We have studied several translations from bit-vector formulas with parametric bit-width to the theories of integer arithmetic and uninterpreted functions. The translations differ in the way that the operator \(2^{(\_)}\) and bitwise logical operators are axiomatized, namely, fully (using their recursive definition) or partially (using some of their key properties). Our empirical results show that state-of-the-art SMT solvers are capable of solving the translated formulas for various benchmarks that originate from the verification of invertibility conditions, LLVM optimizations, and rewriting rules for fixed-size bit-vectors.

In future research, we plan to investigate an implementation of our translation in a proof assistant such as Coq, for which a bit-vector library was recently developed [13], and supports the formalization of bit-width independent properties. A verified translation to integers can open a path to automating proofs for such properties in Coq.

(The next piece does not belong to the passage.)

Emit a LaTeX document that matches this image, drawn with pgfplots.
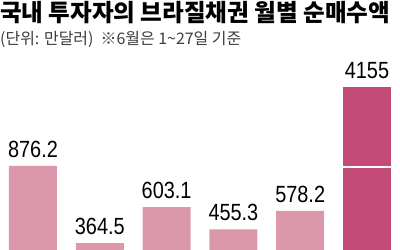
\documentclass[border=0pt]{standalone}
\usepackage{pgfplots}
\pgfplotsset{compat=1.18}
\usepackage{fontspec}
\setmainfont{Liberation Sans}
\newfontfamily\krfont{Noto Sans CJK KR}
\newfontfamily\krtitle[FakeStretch=0.985]{Noto Sans CJK KR}
\newfontfamily\numfont[FakeStretch=0.85]{Liberation Sans}
\definecolor{lightbar}{RGB}{219,152,170}
\definecolor{darkbar}{RGB}{196,74,120}
\definecolor{subgrey}{RGB}{60,60,60}
\begin{document}
\begin{tikzpicture}
\useasboundingbox (0,0) rectangle (400bp,250bp);
\begin{axis}[
  at={(0,0)}, anchor=south west,
  width=400bp, height=250bp, scale only axis,
  xmin=-0.494, xmax=5.494, ymin=318, ymax=1979,
  axis lines=none, ticks=none,
  clip=true,
  ybar, bar width=48bp, bar shift=0pt,
  nodes near coords,
  point meta=explicit symbolic,
  every node near coord/.append style={font=\numfont\fontsize{23.5}{24}\selectfont, anchor=south, inner sep=0pt, yshift=8bp, black},
]
\addplot[fill=lightbar, draw=none] coordinates {
  (0,876.2) [876.2]
  (1,364.5) [364.5]
  (2,603.1) [603.1]
  (3,455.3) [455.3]
  (4,578.2) [578.2]
};
\addplot[fill=darkbar, draw=none] coordinates {
  (5,1401) [4155]
};
\draw[white, line width=2bp] (axis cs:4.5,870) -- (axis cs:5.5,870);
\node[anchor=north west, inner sep=0pt, font=\krtitle\bfseries\fontsize{24}{25}\selectfont] at ([yshift=-1bp]rel axis cs:0,1) {국내 투자자의 브라질채권 월별 순매수액};
\node[anchor=north west, inner sep=0pt, font=\krfont\fontsize{16}{17}\selectfont, text=subgrey] at ([yshift=-31bp]rel axis cs:0,1) {(단위: 만달러) \ ※6월은 1\textasciitilde27일 기준};
\end{axis}
\end{tikzpicture}
\end{document}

This will require also supporting proofs in the SMT solver for non-linear arithmetic and quantifiers. We also plan to explore satisfiable benchmarks and to consider lazy variants of the proposed translations. In such a setting, a partitioning of the input problem into sub-problems can be beneficial, as for each part, only the axioms that relate to the operators that occur in it will be considered. Something similar can be done with the bounds on the variables that occur in each part. In such an approach, we can sometimes avoid the introduction of quantifiers (which currently are always introduced, by adding all the axioms, even if the original formula is quantifier-free). This has potential in improving performance, and can also help with Nelson-Oppen style combination with other theories. Finally, we are experimenting with solving fixed-width (i.e., non-parametric) bit-vector formulas using a similar translation to integers. The main difference, though, is that in such a case, quantification is not needed. For exponentiation, the exponent is always a numeral when the original formula has only fixed-width bit-vectors. For the bitwise operators, their corresponding axiom schemas can be instantiated lazily or eagerly. Since the bit-width is known, this can be done in a complete manner.